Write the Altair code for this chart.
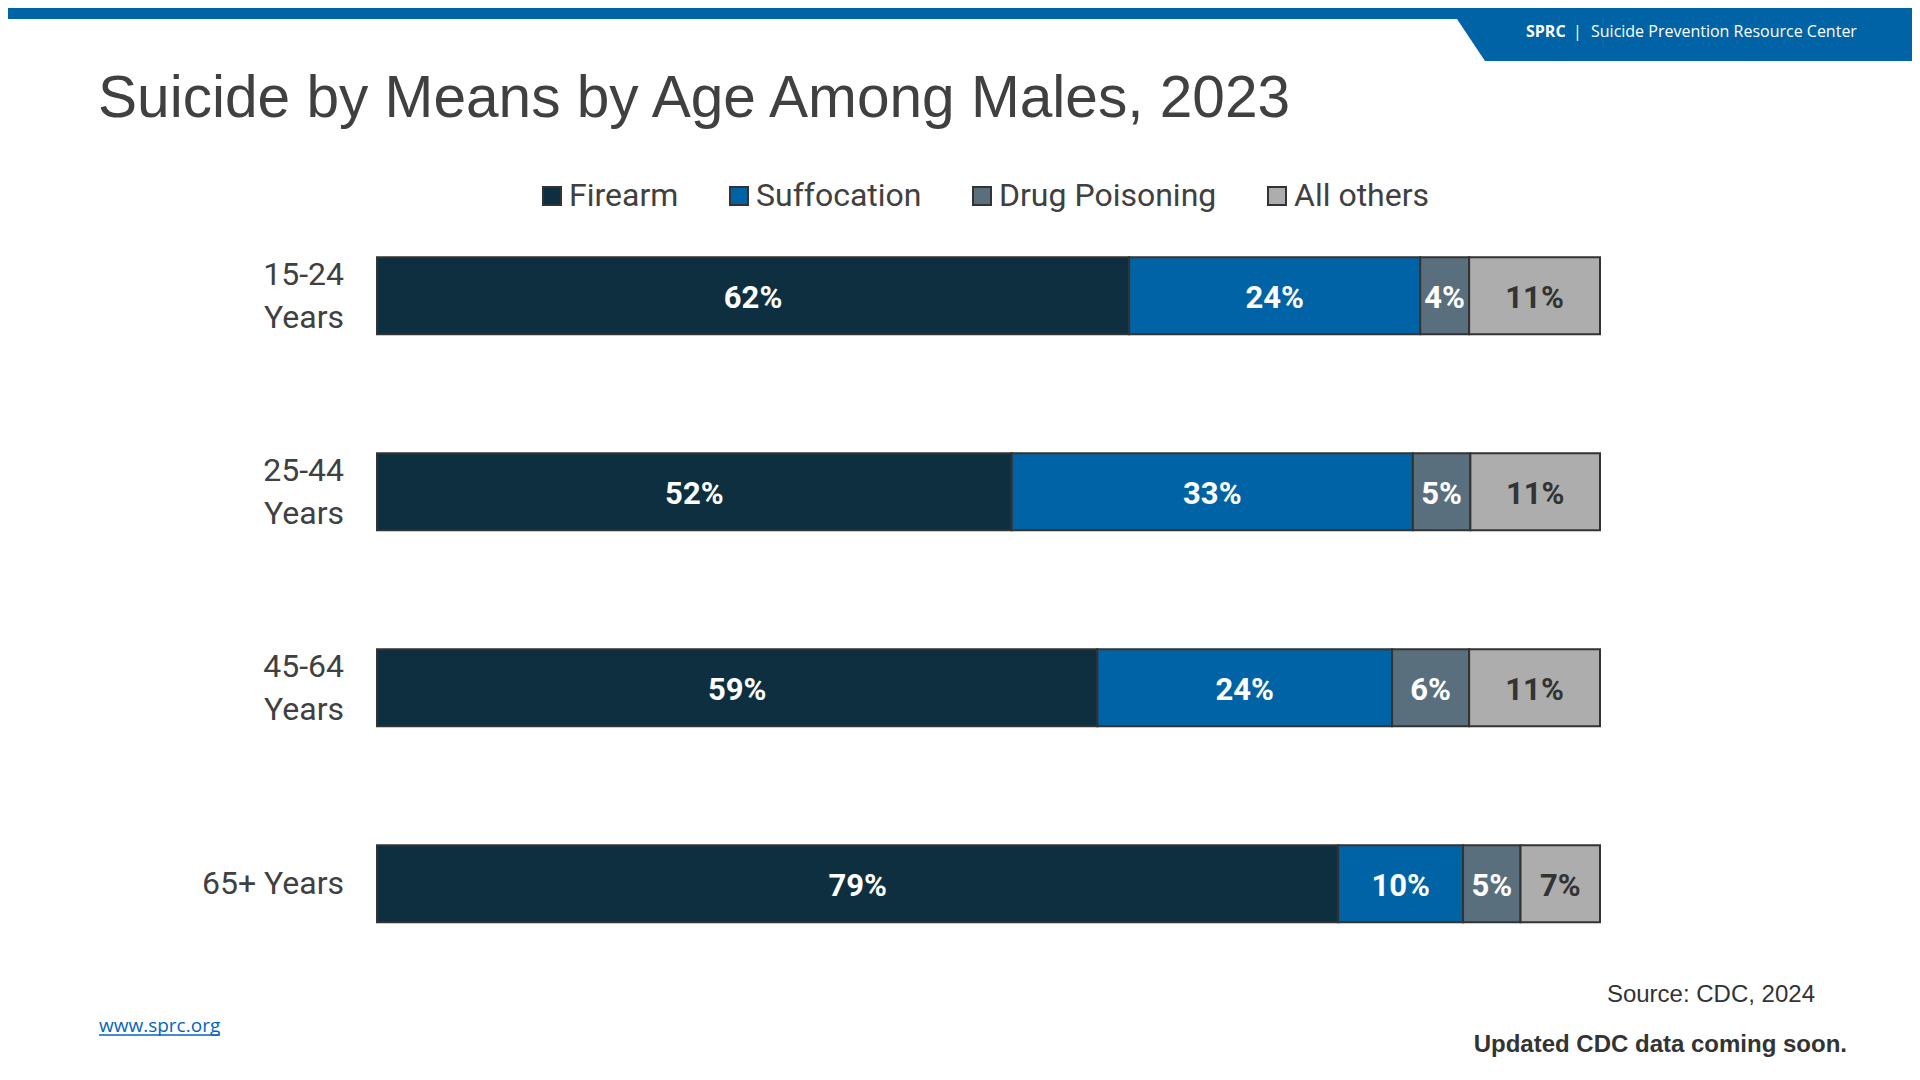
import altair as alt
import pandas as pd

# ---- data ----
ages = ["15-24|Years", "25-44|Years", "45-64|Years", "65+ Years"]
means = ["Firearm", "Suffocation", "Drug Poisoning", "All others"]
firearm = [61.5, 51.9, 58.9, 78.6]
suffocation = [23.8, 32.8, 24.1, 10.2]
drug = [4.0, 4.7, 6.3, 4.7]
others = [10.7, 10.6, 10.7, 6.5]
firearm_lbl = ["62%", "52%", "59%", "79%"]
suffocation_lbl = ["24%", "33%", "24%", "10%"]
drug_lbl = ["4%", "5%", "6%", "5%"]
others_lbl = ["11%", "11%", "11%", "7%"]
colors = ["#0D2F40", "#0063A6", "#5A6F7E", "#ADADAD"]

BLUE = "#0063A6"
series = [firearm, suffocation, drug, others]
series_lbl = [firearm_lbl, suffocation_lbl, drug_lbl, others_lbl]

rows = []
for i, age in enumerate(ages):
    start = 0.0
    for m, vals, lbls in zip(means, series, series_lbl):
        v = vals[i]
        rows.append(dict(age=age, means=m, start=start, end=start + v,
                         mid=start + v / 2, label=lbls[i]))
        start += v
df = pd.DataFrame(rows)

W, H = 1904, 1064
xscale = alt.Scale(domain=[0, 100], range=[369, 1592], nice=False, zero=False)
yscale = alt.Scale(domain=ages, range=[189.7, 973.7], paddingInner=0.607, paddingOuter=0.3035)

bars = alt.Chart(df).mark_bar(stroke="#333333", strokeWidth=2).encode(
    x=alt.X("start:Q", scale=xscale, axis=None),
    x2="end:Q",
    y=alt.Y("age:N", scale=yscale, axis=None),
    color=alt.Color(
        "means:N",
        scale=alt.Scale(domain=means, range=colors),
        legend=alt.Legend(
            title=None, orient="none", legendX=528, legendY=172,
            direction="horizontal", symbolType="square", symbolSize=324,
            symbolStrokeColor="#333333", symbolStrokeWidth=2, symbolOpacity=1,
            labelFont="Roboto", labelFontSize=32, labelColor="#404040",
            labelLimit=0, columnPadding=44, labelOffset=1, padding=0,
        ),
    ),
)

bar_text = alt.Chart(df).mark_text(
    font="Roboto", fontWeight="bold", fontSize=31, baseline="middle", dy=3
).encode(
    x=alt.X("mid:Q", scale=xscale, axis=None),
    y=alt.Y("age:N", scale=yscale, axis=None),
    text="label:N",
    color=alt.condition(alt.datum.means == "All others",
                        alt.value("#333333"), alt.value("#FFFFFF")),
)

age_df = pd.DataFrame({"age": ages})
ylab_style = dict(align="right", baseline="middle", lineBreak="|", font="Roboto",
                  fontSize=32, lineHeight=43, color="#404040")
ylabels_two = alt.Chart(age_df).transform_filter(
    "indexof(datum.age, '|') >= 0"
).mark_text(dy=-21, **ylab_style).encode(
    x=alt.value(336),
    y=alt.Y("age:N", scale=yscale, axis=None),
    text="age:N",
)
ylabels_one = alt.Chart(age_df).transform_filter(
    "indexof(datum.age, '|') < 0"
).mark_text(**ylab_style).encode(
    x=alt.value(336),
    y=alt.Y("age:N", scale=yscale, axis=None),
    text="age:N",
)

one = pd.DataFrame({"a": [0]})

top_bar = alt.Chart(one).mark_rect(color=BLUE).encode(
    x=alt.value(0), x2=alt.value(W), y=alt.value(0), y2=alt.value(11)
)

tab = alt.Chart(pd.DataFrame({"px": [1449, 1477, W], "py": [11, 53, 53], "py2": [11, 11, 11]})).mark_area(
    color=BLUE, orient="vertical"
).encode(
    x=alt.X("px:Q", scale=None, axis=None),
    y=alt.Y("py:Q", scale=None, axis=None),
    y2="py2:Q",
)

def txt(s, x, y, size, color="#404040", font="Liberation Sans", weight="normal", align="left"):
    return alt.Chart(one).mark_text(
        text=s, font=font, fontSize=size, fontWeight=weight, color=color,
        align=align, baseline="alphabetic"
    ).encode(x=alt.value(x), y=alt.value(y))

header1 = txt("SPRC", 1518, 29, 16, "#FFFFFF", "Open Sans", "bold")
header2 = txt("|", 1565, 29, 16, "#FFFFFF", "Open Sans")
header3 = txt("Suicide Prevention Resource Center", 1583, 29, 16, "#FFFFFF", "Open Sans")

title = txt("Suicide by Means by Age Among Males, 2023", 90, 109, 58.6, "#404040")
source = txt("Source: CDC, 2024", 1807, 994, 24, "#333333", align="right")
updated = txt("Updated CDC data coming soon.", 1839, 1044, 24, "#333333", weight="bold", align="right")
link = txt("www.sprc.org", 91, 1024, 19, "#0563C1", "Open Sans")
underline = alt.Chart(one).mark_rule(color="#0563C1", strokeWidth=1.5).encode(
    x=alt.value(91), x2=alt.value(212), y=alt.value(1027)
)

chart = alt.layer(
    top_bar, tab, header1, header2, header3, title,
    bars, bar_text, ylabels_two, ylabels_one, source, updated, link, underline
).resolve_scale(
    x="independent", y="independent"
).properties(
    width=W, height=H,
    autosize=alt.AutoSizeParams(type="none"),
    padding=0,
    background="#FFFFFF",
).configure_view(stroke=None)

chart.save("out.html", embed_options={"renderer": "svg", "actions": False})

··········

• Set problem
Could the lines from the top of the material through the line with "import pandas as pd" be repeated exactly, pictures left out?

• Exercise response
Write the Altair code for this chart.
import altair as alt
import pandas as pd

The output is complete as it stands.